LAWRENCE — People in the United States and elsewhere in the Western world have modified their behaviors in recent decades, mindful of helping the environment.

A University of Kansas researcher who studied opinion surveys from the World Values Survey Association in a recent essay, "The Structure and Sources of Global Environmental Attitudes," found that Americans and Western Europeans have increased recycling and modified their personal consumption habits in order to protect the environment.

"People do more and more to protect the environment," said Robert Rohrschneider, KU's Sir Robert Worcester Distinguished Professor of Political Science. "The environmental movement itself has changed character over time. It used to be a protest movement at the fringes of Western societies, but now it has become part of the mainstream. One sign of this is that it is now often second nature for people to do things in their personal households like recycling to help protect the environment."

When the movement began in the 1970s as a protest movement, most of its members saw themselves as outsiders who needed to fight the status quo and political elites. In a way, new data point to a success story as more and more members of the environmental movement are elected to office and a large number of people in the U.S. and elsewhere share the broad goal of environmental protection.

"The movement itself has become much more like a traditional interest group," Rohrschneider said. "But people remain concerned about environmental issues. What is more, the major policymakers are equally concerned with environmental issues."

In the Western world, the best examples of the mainstream character of the movement are found in Western Europe, where a Green Party has flourished in most countries with parliamentary systems, Rohrschneider said. They even can be found governing major democracies, like Germany. However, in the United States, the two-party system has slowed the expansion of the environmental movement among the politically elite, he said.

Americans still have increased their environmentally conscious behaviors, and a January poll conducted by The New York Times, Stanford University and the nonpartisan environmental research group Resources for the Future found that half of Republicans supported government action to curb global warming, Rohrschneider said.

That will make it interesting to see how the 2016 GOP presidential candidates handle environmental issues in the primary because it seems that current elected officials and perhaps major donors are much less supportive of environmentally friendly policies, he said. It's also still a divisive issue, because the same poll found that 47 percent of Republicans believed policies designed to curb global warming would hurt the economy.

“Once we move outside the Western world, however, the picture is quite different,” Rohrschneider said, such as in Eastern Europe, the Philippines and Mexico.

"The importance of the issue is pushed to the background because economic issues are the priority," Rohrschneider said. "Political elites in developing countries have not picked up on these issues as they have in the Western world. This is almost ironic because the most severe pollution problems can usually be found in these nations."

The essay on the data appears in the recent edition of "The Civic Culture Transformed: From Allegiant to Assertive Citizens," published by Cambridge University Press.

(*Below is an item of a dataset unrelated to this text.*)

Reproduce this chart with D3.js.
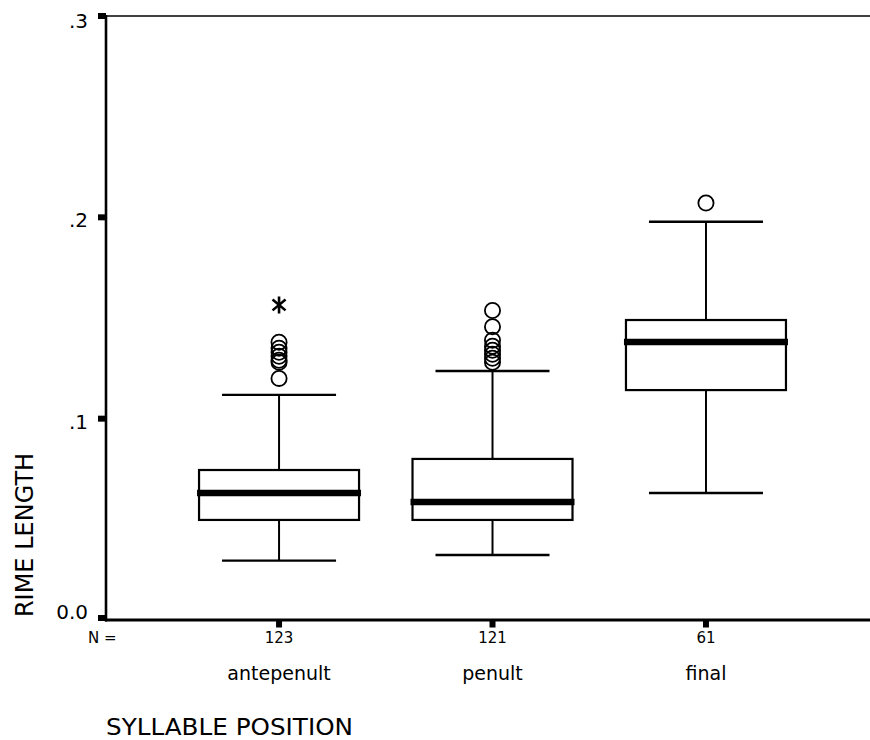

Rohrschneider also has a forthcoming essay, "Representation through Parties? Environmental Attitudes and Party Stances in Europe in 2013" to be published this summer in the journal Environmental Politics as part of a symposium he co-edits with a colleague from the University of California, Irvine.

The symposium, titled “Environmental Concerns during a Time of Duress,” shows the persistent concerns of people with environmental issues even several years into the economic crisis. They also reveal that major policymakers share people’s environmental concerns, especially in the West. But they also reveal the difficult nature of these policy issues when viewed globally.

“People in less affluent countries are often willing to support international environmental treaties, but only if wealthy nations help pay for the costs to modernize developing economies,” Rohrschneider said. “And people in affluent nations often believe they should pay for it themselves.”

Despite this complexity, the issue isn't going away.

"In the end, I think it will take more influence in policies," Rohrschneider said, "both in the U.S and elsewhere."